Ce livre est important, riche, utile et sans doute en même temps un peu en deçà de ses promesses à voir la qualité des contributeurs, tous éminents chercheurs engagés dans la réflexion sur l’école française et ses « ratés » actuels.
Un contenu riche, sans doute, par la diversité des thèmes abordés. Dans une première partie, on montre les dangers du recul de la scolarisation à deux ans ou les impasses de la « sanctuarisation » des établissements scolaires. Puis, plusieurs membres du groupe ESCOL (S. Bonnéry, J.-Y. Rochex et E.Bautier) dénoncent le traitement actuel de la difficulté scolaire tandis que D. Glasman dans un article passionnant montre comment la multiplication des cours et du soutien privés interpellent l’école qui doit relever le défi et non se contenter de condamner. Même s’il faut bien entendu dénoncer le scandale d’une défiscalisation qui révèle des choix sociétaux (la remise en cause de cette défiscalisation devrait être une priorité d’une politique démocratique de justice sociale).

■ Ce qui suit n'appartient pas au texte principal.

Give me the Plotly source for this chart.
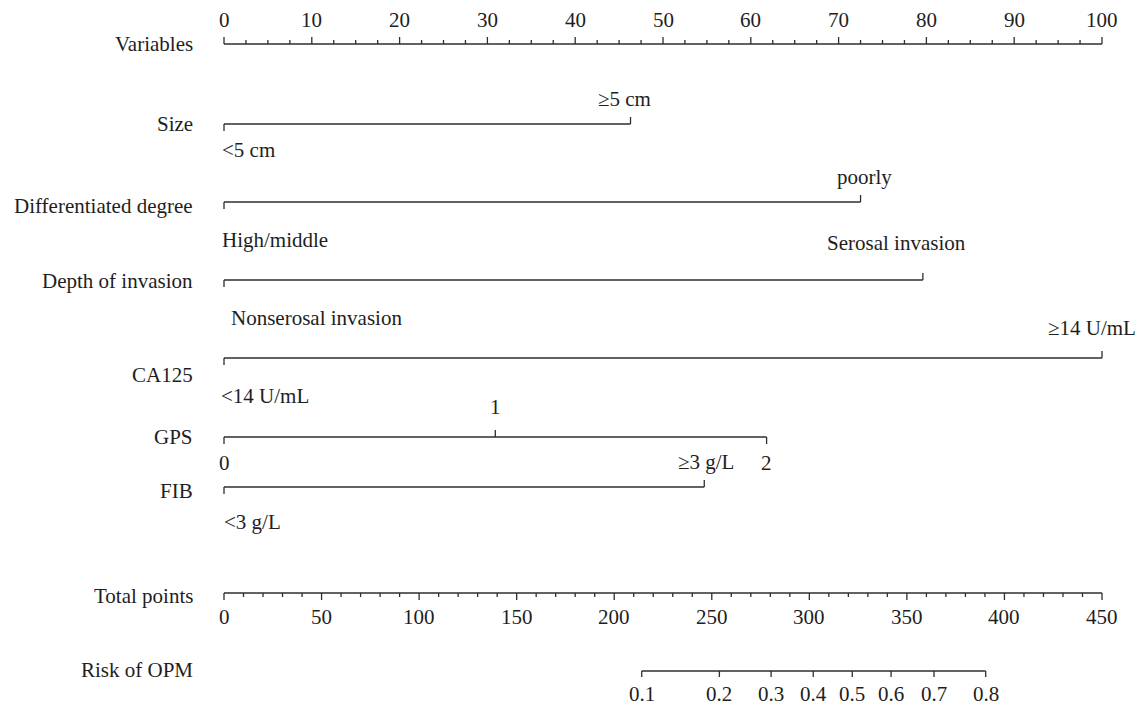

La troisième partie, autour du libre choix de l’école, reprend des analyses connues de ceux qui s’intéressent à la question, mais qui se trouvent ici rassemblées de manière synthétique. Nathalie Mons, notamment, montre toute la complexité de la question. La carte scolaire traditionnelle n’étant pas forcément un modèle d’égalité, reste à construire de bons outils de régulation, ce que la France ne semble guère faire actuellement.
Enfin, un épilogue pose la question de la coopération entre chercheurs et acteurs de l’éducation.
En postface, Baudelot et Establet réaffirment que l’échec scolaire n’est pas une fatalité et proposent des pistes qui vont à l’encontre de la politique actuelle. Le but est bien de « créer une école fondamentale de masse, définir un socle commun de connaissance » grâce à la mobilisation positive de tous les acteurs et « un combat contre la philosophie du chacun pour soi et du laisser-faire ».
Or, ces quelques lignes finales font une allusion à une question qui fait débat : celle du socle. Celui-ci et toute la logique des compétences sont rejetés actuellement par une partie des défenseurs d’une école vraiment démocratique. On aurait aimé que le livre aborde ce sujet, fasse apparaitre des tensions entre chercheurs. La manière dont sont présentées les contributions ne met guère en avant les divergences qui sont pourtant réelles. Le rejet radical de l’individualisation et de toute différenciation qui semble aller au-delà des formes qu’elles prennent actuellement de la part de S. Bonnéry, la perception qu’a un J.-Y. Rochex de l’évolution des ZEP avec au final une opposition « dure » entre la réduction des inégalités et la maximisation des chances de chacun (notion comprise uniquement dans un sens néolibéral, alors qu’on peut la comprendre autrement, si l’on veut bien remplacer le mot « chances » par « potentialités » et ne pas en faire une machine de guerre contre la promotion collective), les doutes de E. Bautier quant au caractère démocratique d’un travail par compétences (mais il faut lire le texte de près pour décoder la critique que fait l’auteure !), tout cela est loin d’être partagé par d’autres chercheurs qui dénoncent pourtant avec force eux aussi le cours actuel de la politique éducative.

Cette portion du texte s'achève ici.